How Things Work · 3 min read
The Spinning Copper Disc Inside Your Electric Meter: How Your Utility Company Counts Every Watt
The Spinning Copper Disc Inside Your Electric Meter: How Your Utility Company Counts Every Watt
For most of the twentieth century, a small spinning disc inside a gray box on the side of your house was the only thing standing between you and an incorrect electricity bill. It spun slowly when you turned on a lamp, faster when you fired up the oven, and it never stopped as long as power was flowing. But how does a piece of spinning metal actually measure something as invisible as electrical energy?
The Problem With Measuring Electricity
Electricity isn't like water in a bucket. You can't just catch it and weigh it. What utilities need to measure is energy — specifically, how much power you drew, over how much time. A 100-watt bulb burning for ten hours uses the same energy as a 1,000-watt hair dryer running for one hour: one kilowatt-hour, the unit on your bill. The challenge is measuring that product of power and time continuously and automatically.
Meet the Ferraris Motor: The Heart of the Analog Meter
The solution, invented by Italian physicist Galileo Ferraris in 1888 and commercialized shortly after, is called an induction meter — and its core component is a thin aluminum disc suspended on a spindle between two electromagnets.
Think of it like a merry-go-round that spins faster the harder you push it. But instead of a physical push, the disc is driven by invisible magnetic forces.
Here's exactly how it works. The meter has two separate electromagnetic coils:
- The voltage coil — wrapped around an iron core and connected directly across your home's power supply. It carries a small current at all times and creates a magnetic field that pulses in sync with the AC power frequency (60 times per second in North America).
- The current coil — wired in series with your home's circuit. When you switch on an appliance, the actual load current flows through this coil, generating its own magnetic field proportional to how much power you're consuming.
Here's the clever part: these two magnetic fields are deliberately engineered to be slightly out of phase with each other — one peaks a fraction of a second before the other. That timing difference means the combined field doesn't just pulse up and down; it effectively rotates. A rotating magnetic field drags the aluminum disc with it through a phenomenon called electromagnetic induction — the same principle that runs every electric motor. The disc spins without any physical connection to the coils at all.
From Spin to Numbers
The disc's rotation speed is directly proportional to your power consumption. Spin it faster (by using more watts), and it logs more rotations in a given time. A small permanent magnet near the disc's edge acts as a drag magnet — creating just enough resistance to keep the disc from coasting and ensure it stops the instant power does.
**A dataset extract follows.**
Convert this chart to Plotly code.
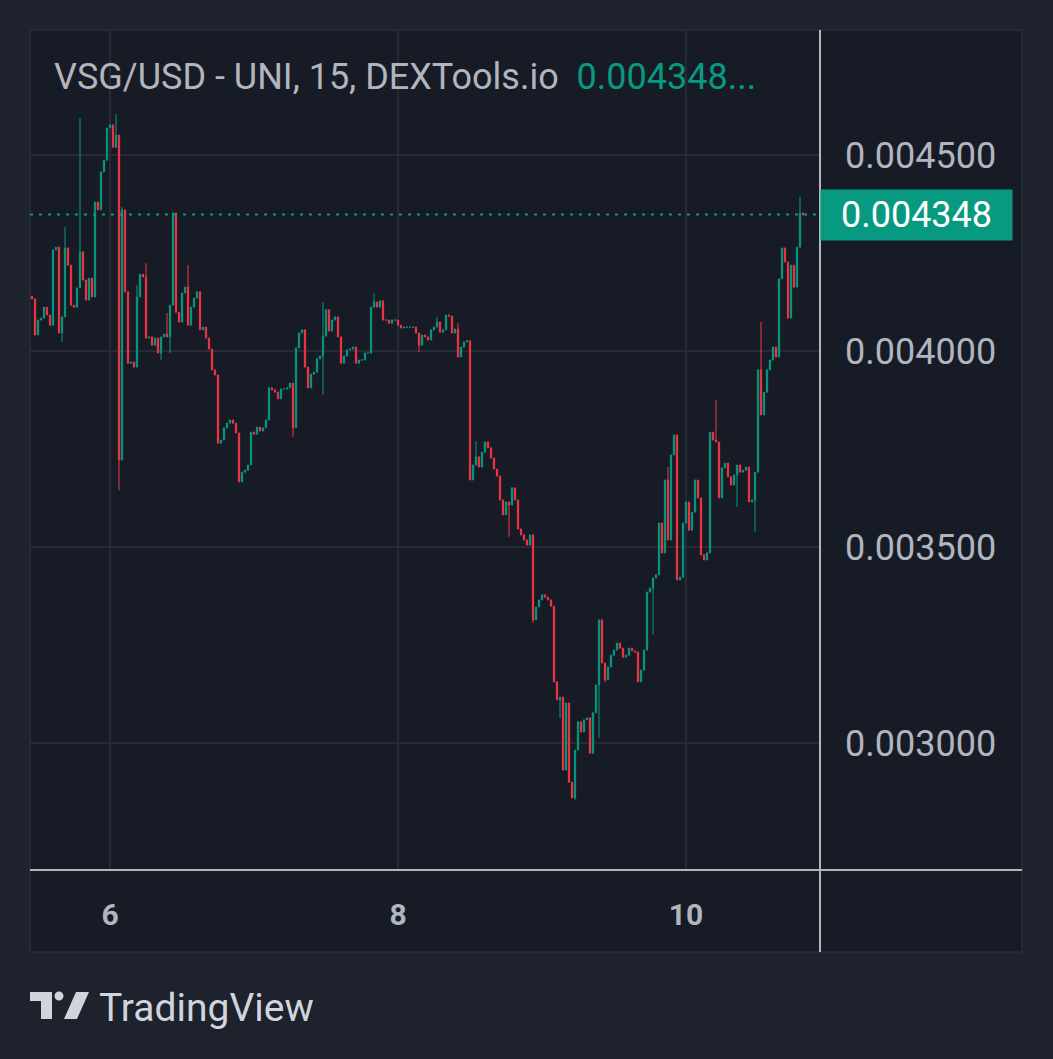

The spindle connects to a series of geared dials on the face of the meter, each counting rotations the way an odometer counts miles. The utility reader records those numbers, subtracts last month's, and calculates your bill.
The Surprising Footnote
These electromechanical meters were so accurate and so reliable that many ran continuously for 40 or 50 years with virtually no maintenance. But here's the non-obvious twist: an aluminum disc spinning inside a magnetic field also generates a tiny opposing force — meaning the meter is, in a technical sense, a very small electric generator. Under the right conditions of electrical fault, a damaged Ferraris meter could actually feed a microscopic current back into the measuring circuit — effectively un-counting a few watt-hours. It's the only measuring instrument in common household use that could, in theory, run slightly backwards.